= Collected data =

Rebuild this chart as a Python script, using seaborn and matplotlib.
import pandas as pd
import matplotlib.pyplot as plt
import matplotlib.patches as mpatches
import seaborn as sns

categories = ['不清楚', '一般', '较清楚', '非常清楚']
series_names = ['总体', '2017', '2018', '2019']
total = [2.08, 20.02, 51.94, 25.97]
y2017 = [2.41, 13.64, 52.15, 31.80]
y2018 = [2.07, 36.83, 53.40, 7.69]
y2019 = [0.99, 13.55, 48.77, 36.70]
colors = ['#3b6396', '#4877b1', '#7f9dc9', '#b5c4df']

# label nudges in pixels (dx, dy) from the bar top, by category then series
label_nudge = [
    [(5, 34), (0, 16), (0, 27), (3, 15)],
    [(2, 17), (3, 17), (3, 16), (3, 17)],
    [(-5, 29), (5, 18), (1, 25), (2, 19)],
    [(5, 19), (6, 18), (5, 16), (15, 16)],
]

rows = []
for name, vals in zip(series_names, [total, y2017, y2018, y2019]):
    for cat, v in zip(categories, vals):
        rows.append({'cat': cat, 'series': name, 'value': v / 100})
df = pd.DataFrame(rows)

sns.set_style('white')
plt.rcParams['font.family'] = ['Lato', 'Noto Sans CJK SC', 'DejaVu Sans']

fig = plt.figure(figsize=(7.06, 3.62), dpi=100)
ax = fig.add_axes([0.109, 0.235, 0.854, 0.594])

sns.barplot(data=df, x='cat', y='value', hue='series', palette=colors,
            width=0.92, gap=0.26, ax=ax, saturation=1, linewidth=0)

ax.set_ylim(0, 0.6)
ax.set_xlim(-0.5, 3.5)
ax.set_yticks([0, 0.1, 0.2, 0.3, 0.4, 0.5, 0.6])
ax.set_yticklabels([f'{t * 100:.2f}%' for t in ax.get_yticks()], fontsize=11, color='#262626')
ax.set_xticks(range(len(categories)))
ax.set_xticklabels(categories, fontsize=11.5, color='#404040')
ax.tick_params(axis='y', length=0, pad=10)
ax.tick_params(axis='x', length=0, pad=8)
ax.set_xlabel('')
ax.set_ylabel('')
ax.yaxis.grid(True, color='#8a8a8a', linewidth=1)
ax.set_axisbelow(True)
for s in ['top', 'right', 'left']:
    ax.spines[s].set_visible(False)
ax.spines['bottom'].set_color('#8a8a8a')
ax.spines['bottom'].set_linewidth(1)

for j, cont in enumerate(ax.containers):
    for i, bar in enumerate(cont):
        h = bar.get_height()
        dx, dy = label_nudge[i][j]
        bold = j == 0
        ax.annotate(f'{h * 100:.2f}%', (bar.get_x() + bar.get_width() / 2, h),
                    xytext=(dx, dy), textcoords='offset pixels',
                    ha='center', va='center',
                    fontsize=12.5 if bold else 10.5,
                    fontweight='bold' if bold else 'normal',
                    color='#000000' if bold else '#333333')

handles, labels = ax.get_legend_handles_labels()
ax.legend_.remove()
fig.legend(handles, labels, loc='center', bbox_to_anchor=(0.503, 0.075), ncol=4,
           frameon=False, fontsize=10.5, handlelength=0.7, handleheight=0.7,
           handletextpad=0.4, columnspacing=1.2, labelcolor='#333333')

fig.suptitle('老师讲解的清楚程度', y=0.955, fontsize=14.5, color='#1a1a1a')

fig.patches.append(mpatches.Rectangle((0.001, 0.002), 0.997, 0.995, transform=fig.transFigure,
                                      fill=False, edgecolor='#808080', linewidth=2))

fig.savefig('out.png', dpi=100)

= What you have to do =
Print the material above verbatim, first line through the line containing "import seaborn as sns", both included.

= Result of the exercise =
Rebuild this chart as a Python script, using seaborn and matplotlib.
import pandas as pd
import matplotlib.pyplot as plt
import matplotlib.patches as mpatches
import seaborn as sns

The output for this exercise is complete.